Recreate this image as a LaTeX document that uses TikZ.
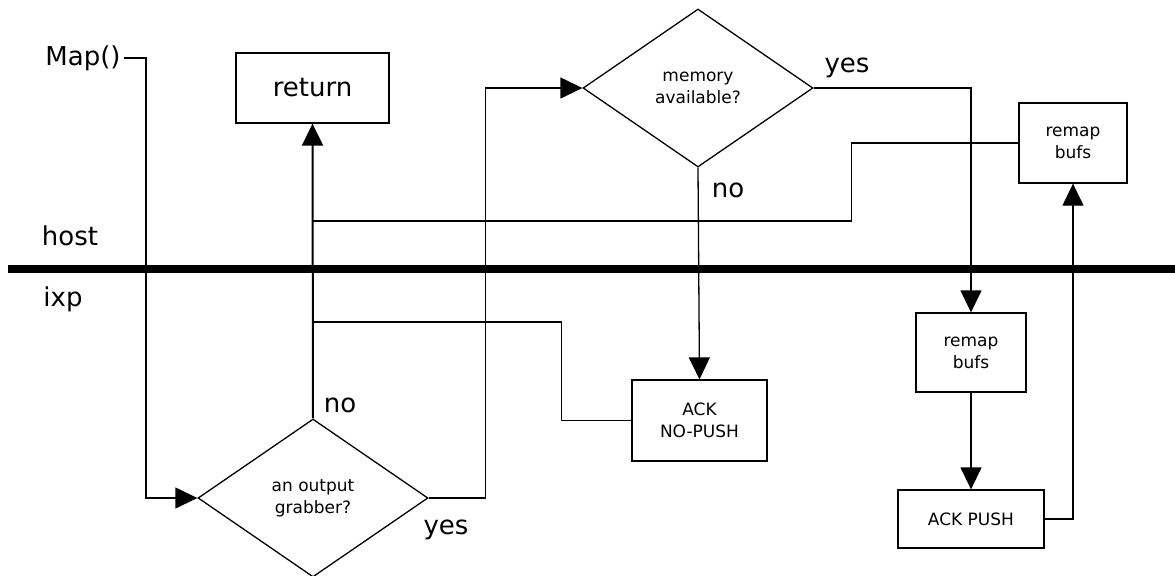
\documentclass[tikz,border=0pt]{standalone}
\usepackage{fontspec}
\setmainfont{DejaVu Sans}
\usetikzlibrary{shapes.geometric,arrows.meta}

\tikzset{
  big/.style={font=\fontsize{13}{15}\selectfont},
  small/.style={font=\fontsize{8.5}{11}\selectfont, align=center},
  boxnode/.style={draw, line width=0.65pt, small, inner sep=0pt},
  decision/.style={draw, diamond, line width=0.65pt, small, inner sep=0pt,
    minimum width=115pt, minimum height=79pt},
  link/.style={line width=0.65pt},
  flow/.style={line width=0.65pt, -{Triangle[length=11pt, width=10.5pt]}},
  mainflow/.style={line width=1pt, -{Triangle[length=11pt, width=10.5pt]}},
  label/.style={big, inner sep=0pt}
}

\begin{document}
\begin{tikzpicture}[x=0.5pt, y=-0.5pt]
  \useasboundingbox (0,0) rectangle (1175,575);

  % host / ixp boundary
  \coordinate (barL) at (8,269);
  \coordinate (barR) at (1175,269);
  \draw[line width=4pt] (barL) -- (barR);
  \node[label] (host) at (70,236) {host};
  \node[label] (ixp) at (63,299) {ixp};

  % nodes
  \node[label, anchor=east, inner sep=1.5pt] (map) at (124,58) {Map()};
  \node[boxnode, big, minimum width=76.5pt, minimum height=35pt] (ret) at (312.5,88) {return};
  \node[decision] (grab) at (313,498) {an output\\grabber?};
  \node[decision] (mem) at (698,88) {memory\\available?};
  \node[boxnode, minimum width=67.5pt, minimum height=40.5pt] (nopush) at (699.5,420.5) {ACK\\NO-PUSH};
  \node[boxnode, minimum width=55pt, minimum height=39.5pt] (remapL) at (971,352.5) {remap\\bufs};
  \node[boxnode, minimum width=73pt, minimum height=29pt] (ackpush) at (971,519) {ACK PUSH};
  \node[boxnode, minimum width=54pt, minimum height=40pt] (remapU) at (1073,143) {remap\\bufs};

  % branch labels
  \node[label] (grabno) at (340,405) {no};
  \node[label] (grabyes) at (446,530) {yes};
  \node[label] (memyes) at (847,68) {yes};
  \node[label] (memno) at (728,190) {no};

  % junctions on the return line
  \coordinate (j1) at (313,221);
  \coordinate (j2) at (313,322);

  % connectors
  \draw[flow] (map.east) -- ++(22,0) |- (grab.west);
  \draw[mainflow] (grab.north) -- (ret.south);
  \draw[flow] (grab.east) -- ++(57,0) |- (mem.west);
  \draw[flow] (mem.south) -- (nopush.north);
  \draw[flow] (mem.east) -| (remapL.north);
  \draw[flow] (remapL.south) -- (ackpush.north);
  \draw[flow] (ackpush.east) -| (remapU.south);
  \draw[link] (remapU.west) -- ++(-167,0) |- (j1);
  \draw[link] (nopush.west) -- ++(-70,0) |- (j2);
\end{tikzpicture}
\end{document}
——
* EXERCISE OBJECTIVE:
Skip every picture and transcribe the data above exactly.

* COMPLETED EXERCISE:
Recreate this image as a LaTeX document that uses TikZ.
\documentclass[tikz,border=0pt]{standalone}
\usepackage{fontspec}
\setmainfont{DejaVu Sans}
\usetikzlibrary{shapes.geometric,arrows.meta}

\tikzset{
  big/.style={font=\fontsize{13}{15}\selectfont},
  small/.style={font=\fontsize{8.5}{11}\selectfont, align=center},
  boxnode/.style={draw, line width=0.65pt, small, inner sep=0pt},
  decision/.style={draw, diamond, line width=0.65pt, small, inner sep=0pt,
    minimum width=115pt, minimum height=79pt},
  link/.style={line width=0.65pt},
  flow/.style={line width=0.65pt, -{Triangle[length=11pt, width=10.5pt]}},
  mainflow/.style={line width=1pt, -{Triangle[length=11pt, width=10.5pt]}},
  label/.style={big, inner sep=0pt}
}

\begin{document}
\begin{tikzpicture}[x=0.5pt, y=-0.5pt]
  \useasboundingbox (0,0) rectangle (1175,575);

  % host / ixp boundary
  \coordinate (barL) at (8,269);
  \coordinate (barR) at (1175,269);
  \draw[line width=4pt] (barL) -- (barR);
  \node[label] (host) at (70,236) {host};
  \node[label] (ixp) at (63,299) {ixp};

  % nodes
  \node[label, anchor=east, inner sep=1.5pt] (map) at (124,58) {Map()};
  \node[boxnode, big, minimum width=76.5pt, minimum height=35pt] (ret) at (312.5,88) {return};
  \node[decision] (grab) at (313,498) {an output\\grabber?};
  \node[decision] (mem) at (698,88) {memory\\available?};
  \node[boxnode, minimum width=67.5pt, minimum height=40.5pt] (nopush) at (699.5,420.5) {ACK\\NO-PUSH};
  \node[boxnode, minimum width=55pt, minimum height=39.5pt] (remapL) at (971,352.5) {remap\\bufs};
  \node[boxnode, minimum width=73pt, minimum height=29pt] (ackpush) at (971,519) {ACK PUSH};
  \node[boxnode, minimum width=54pt, minimum height=40pt] (remapU) at (1073,143) {remap\\bufs};

  % branch labels
  \node[label] (grabno) at (340,405) {no};
  \node[label] (grabyes) at (446,530) {yes};
  \node[label] (memyes) at (847,68) {yes};
  \node[label] (memno) at (728,190) {no};

  % junctions on the return line
  \coordinate (j1) at (313,221);
  \coordinate (j2) at (313,322);

  % connectors
  \draw[flow] (map.east) -- ++(22,0) |- (grab.west);
  \draw[mainflow] (grab.north) -- (ret.south);
  \draw[flow] (grab.east) -- ++(57,0) |- (mem.west);
  \draw[flow] (mem.south) -- (nopush.north);
  \draw[flow] (mem.east) -| (remapL.north);
  \draw[flow] (remapL.south) -- (ackpush.north);
  \draw[flow] (ackpush.east) -| (remapU.south);
  \draw[link] (remapU.west) -- ++(-167,0) |- (j1);
  \draw[link] (nopush.west) -- ++(-70,0) |- (j2);
\end{tikzpicture}
\end{document}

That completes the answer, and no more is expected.